Nor does it cross his mind that a new war would be at the roll of the dice, even if the man with smart missiles tells him that dying a martyr in battle (or, more likely, from an airstrike) with Israel is better than dying in brawl next to a bakery of a petrol station.
Logical contradictions are not important to the Lebanese doing the waiting; if they had been, we would have seen fundamental changes to what political means. We would have seen politics turn from a tool for perpetuating sectarian divisions and the domination of communities that share nothing but fear of one another and contempt for those who differ from them into a means for furthering the interests of the majority who continue to wait for their delusions to come true.
Investing in this mutual fear and contempt is nothing new in Lebanon. It seems that every stage has its own slogans and justifications.
Dividing the country was the slogan raised to save the Christians from being dominated by the Palestinian Liberation Organization and its leftist and Muslim allies early on during the civil war.

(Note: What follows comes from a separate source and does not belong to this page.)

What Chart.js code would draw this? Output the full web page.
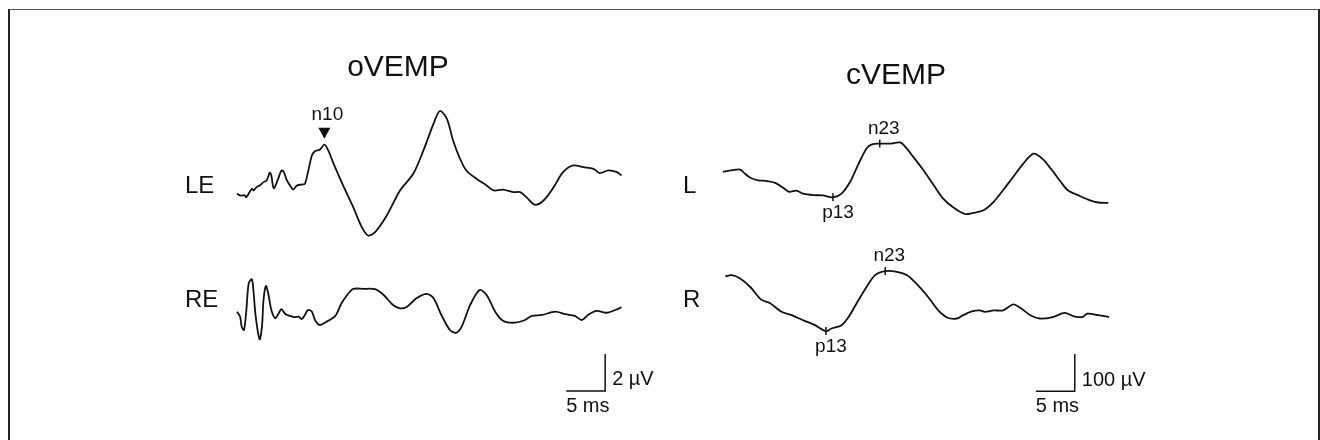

In the 1980s, Christian “liberated areas” were contrasted with the Muslim areas occupied by the Syrians.
Today, ideas like that of dividing the Beirut Municipality and federalism have resurfaced after all hopes in the country coming out united of this void it continues to sink deeper into had been dashed.
It should be mentioned here that those calling for federalism, claiming to want to “save what they can” in Lebanon, given that saving the entire country has become impossible, will soon clash with the traditional representatives of the Christina community. That is because federalism aims to liberate the Christians from the burden of living alongside a Muslim majority whose Shiite wing is dominated by a party armed to the teeth as the Free Patriotic Movement, for example, claims that the safety of Christians is owed to this arsenal.
Disputes will soon emerge between the federalists aspiring to live in peace in their areas and the traditionalists, who see fear of the other or exploiting the other’s strength as the reason they can dominate their community.
The project to split the Beirut Municipality is built on stirring panic of the chaos and destruction surrounding the Western, Muslim half of Beirut, spreading to the Christian, Eastern half, which is better administered and more prosperous. Keeping the community in this state of fear is kryptonite to any movement of national integration or even (as the proponents of federalism will soon find out) a peaceful separation. But that is another matter.
As for those standing in line to get their bread, they are ready to kill and be killed, not only if someone cuts in line, but also if someone tells them, as they are standing under the July sun, that a war with Israel is not a good idea and that it would cost them more suffering and make their current predicament seem like a walk in the park.
It is perhaps an age-old lesson that rulers have always applied: creating external conflicts usually papers over internal despondency. This tactic is virtually foolproof in a country where the people have been unable to solve even one of their crushing problems and will be faced with, in the coming months, presidential elections that will most likely turn into another chance to put our total bankruptcy on display.